JF Ptak Science Books Post 1975
In preparing an alphabetic sampler atlas of imaginary places (a thing which looks much finer capitalized, so An Alphabetic Sampler Atlas of Imaginary Places), I wondered about the non-existent relationships between these nonexistent places, and thought that this too might make an interesting alphabetization project. So an Alphabetic Sampler of Non-Existent Relationships Between Non-Existent Places came to be, and since it has such an oddly appealing ring to it, with a certain amount of surrealist qualities (really more affectations) it might be appropriate to start with Alfred Jarry, and here with his wonderful creation, Laceland1. and its relationship to Edwin Abbott's Flatland2.. Their's could be a war in the relationship of their light--or more exactly, their relationship of shadows.
I can see across the vast and extremely limited sea that separates these two places a commonality in at least one dimension--and maybe only one, though being light, it is a rather large one. Light plays a big part in Flatland. The slender book Flatland is perhaps one of the best books ever written on perception and dimensions, a beautifully insightful book that was quick and sharp, and in spite of all that was also a best-seller. Written in 1884 when Abbott was 46 (Abbott would live another 46 years and enjoy the book’s popular reception), it introduces the reader to a two dimensional world with a social structure in which the more sides of your object equals power and esteem. Thus a lower class would be a triangle (three sides) while the highest (priestly) class would be mega-polygons, whose shape would then become a circle. On the lowest but complex strata is woman, who is represented as a line, but which is also the most contentious and unpredictable of all of the Flatland shapes. That is, until they all encounter a sphere, and the introduction of the third dimension, where Abbott’s magistry comes in explaining to the three-dimensional reader what it was like to be in a two-dimensional world.
Jarry's Laceland--along with Amorphous Island, Fragrant Island, Bran Isle and what is almost the pluralization of my surname, Ptyx--was an island kingdom that was surrounded by shadow and semi dark, but upon approaching it there would appear absolutely brilliant and blinding light the power outmatching that of the sun, glorious and fantastic, the light greater than that of the light of creation. The light is beautifully described by Alberto Manguel and Gianni Guadalupi in their excellent The Dictionary of Imaginary Places (1980):
"The King of Lace spins this bright light, weaving pictures of madonnas, jewels, peacocks and human figures which intertwine like the dances of the Rhine-maidens. Clear patterns apper against the pitch-black darkness of the surrounding air, like shapes painted on windows by the first, and then disappear again into the shadows" (Page 204)

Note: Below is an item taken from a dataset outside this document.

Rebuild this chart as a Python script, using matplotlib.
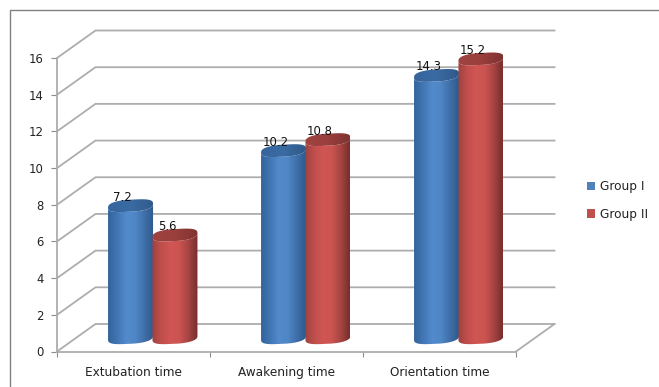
import numpy as np
import matplotlib
matplotlib.use("Agg")
import matplotlib.pyplot as plt
from matplotlib.colors import LinearSegmentedColormap
from matplotlib.lines import Line2D
from matplotlib.patches import Patch, Polygon

categories = ["Extubation time", "Awakening time", "Orientation time"]
group_labels = ["Group I", "Group II"]
group_1 = [7.2, 10.2, 14.3]
group_2 = [5.6, 10.8, 15.2]
y_ticks = [0, 2, 4, 6, 8, 10, 12, 14, 16]

W, H = 659, 387
fig = plt.figure(figsize=(W / 100, H / 100), dpi=100, facecolor="white")
plt.rcParams["font.family"] = "DejaVu Sans"
L, R, T, B = 57, 516, 58, 351.5
ax = fig.add_axes([L / W, 1 - B / H, (R - L) / W, (B - T) / H])
ax.set_facecolor("none")
fig.add_artist(Line2D([9.5 / W, 9.5 / W, 1], [0, 1 - 9.5 / H, 1 - 9.5 / H], transform=fig.transFigure,
                      color="#808080", lw=1.0, solid_joinstyle="miter"))

GRID = "#adadad"
PX = 3 / (R - L)
PY = 16 / (B - T)
DX, DY = 38.5 * PX, 27.5 * PY
for v in y_ticks:
    ax.plot([0, DX, 3 + DX], [v, v + DY, v + DY], color=GRID, lw=1.3, clip_on=False, zorder=1, solid_joinstyle="miter")
ax.plot([3, 3 + DX], [0, DY], color=GRID, lw=1.3, clip_on=False, zorder=1)

body_1 = LinearSegmentedColormap.from_list("b1", ["#33639a", "#4176b4", "#528acb", "#4f86c6", "#3f6fa8", "#2e5a8c"])
top_1 = LinearSegmentedColormap.from_list("t1", ["#36659c", "#3a6ba3", "#30598a"])
body_2 = LinearSegmentedColormap.from_list("b2", ["#9c4341", "#c04e4b", "#d05654", "#cb5350", "#a54442", "#762e2c"])
top_2 = LinearSegmentedColormap.from_list("t2", ["#a04341", "#9a3f3d", "#7f3331"])
grad = np.linspace(0, 1, 256).reshape(1, -1)

A = 22.5 * PX
EH = 6.0 * PY
TILT = 2.0 * PY
ROUND = 0.75
t = np.linspace(0, 2 * np.pi, 160)


def ring(u):
    cu, su = np.cos(u), np.sin(u)
    return A * np.sign(cu) * np.abs(cu) ** ROUND, EH * np.sign(su) * np.abs(su) ** ROUND + TILT * cu


def cylinder(cx, value, cmap, cmap_top, z):
    base = DY / 2
    top = base + value
    ex, ey = ring(t)
    ax_, ay_ = ring(t[t >= np.pi])
    ax_ = cx + ax_
    outline = np.r_[np.c_[ax_, ay_ + base], np.c_[ax_[::-1], ay_[::-1] + top]]
    poly = Polygon(outline, closed=True, transform=ax.transData, fc="none", ec="none")
    ax.add_patch(poly)
    im = ax.imshow(grad, cmap=cmap, extent=[cx - A, cx + A, 0, top + 1], aspect="auto", zorder=z, interpolation="bilinear")
    im.set_clip_box(fig.bbox)
    im.set_clip_path(poly)
    cap = Polygon(np.c_[cx + ex, top + ey], closed=True, transform=ax.transData, fc="none", ec="none")
    ax.add_patch(cap)
    im2 = ax.imshow(grad, cmap=cmap_top, extent=[cx - A, cx + A, top - 2, top + 2], aspect="auto", zorder=z + 0.1, interpolation="bilinear")
    im2.set_clip_box(fig.bbox)
    im2.set_clip_path(cap)


for i in range(3):
    c = i + 0.5 + DX / 2
    off = 22.2 * PX
    cylinder(c - off, group_1[i], body_1, top_1, 3 + i)
    cylinder(c + off, group_2[i], body_2, top_2, 3.5 + i)
    for x, v in ((c - off, group_1[i]), (c + off, group_2[i])):
        ax.annotate(f"{v}", (x, v + DY / 2), xytext=(-5.8, 3.6), textcoords="offset points", ha="center", va="baseline",
                    fontsize=8.4, color="#111111", zorder=10, annotation_clip=False)

ax.set_xlim(0, 3)
ax.set_ylim(0, 16)
for s in ("top", "right"):
    ax.spines[s].set_visible(False)
for s in ("left", "bottom"):
    ax.spines[s].set_color(GRID)
    ax.spines[s].set_linewidth(1.3)
ax.set_yticks(y_ticks)
ax.set_xticks([0, 1, 2, 3])
ax.set_xticklabels([])
ax.set_xticks([0.5, 1.5, 2.5], categories, minor=True)
ax.tick_params(axis="y", length=4.3, width=0.8, color="#8c8c8c", labelsize=8.4, labelcolor="#222222", pad=5.5)
ax.tick_params(axis="x", which="major", length=3.5, width=0.8, color="#8c8c8c")
ax.tick_params(axis="x", which="minor", length=0, labelsize=8.7, labelcolor="#222222", pad=10.5)

handles = [Patch(fc="#4f81bd"), Patch(fc="#c0504d")]
fig.legend(handles, group_labels, loc="center left", bbox_to_anchor=(576 / W, 1 - 200.5 / H), frameon=False,
           fontsize=8.7, labelcolor="#222222", handlelength=0.65, handleheight=0.65, handletextpad=0.4, labelspacing=1.2)

fig.savefig("out.png", dpi=100, facecolor="white")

Now in Flatland, light is a different sort of thing, coming as it does in only two dimensions, which means that two-dimensional light in a two dimensional world makes for a different sort of shadow, one that is rather flat and uninspired, especially compared to those of Laceland, which must be magnificent. Perhaps the shadow relationship between Laceland and Flatland is one of opposites. Polar opposites. Impossibles.
This all seems to come together a little when considering that the Dr. Faustroll of the Laceland adventures, is the inventor of "pataphysics", which is "the science of imaginary solutions".
1. Alfred Jarry. Ptyx, Laceland, Amorphous Island, Fragrant Island and Bran Isle, Exploits and Opinions of Dr. Faustroll, pataphysician, 1911.
2, Edwin Abbott. Flatland: A Romance of Many Dimensions (1884).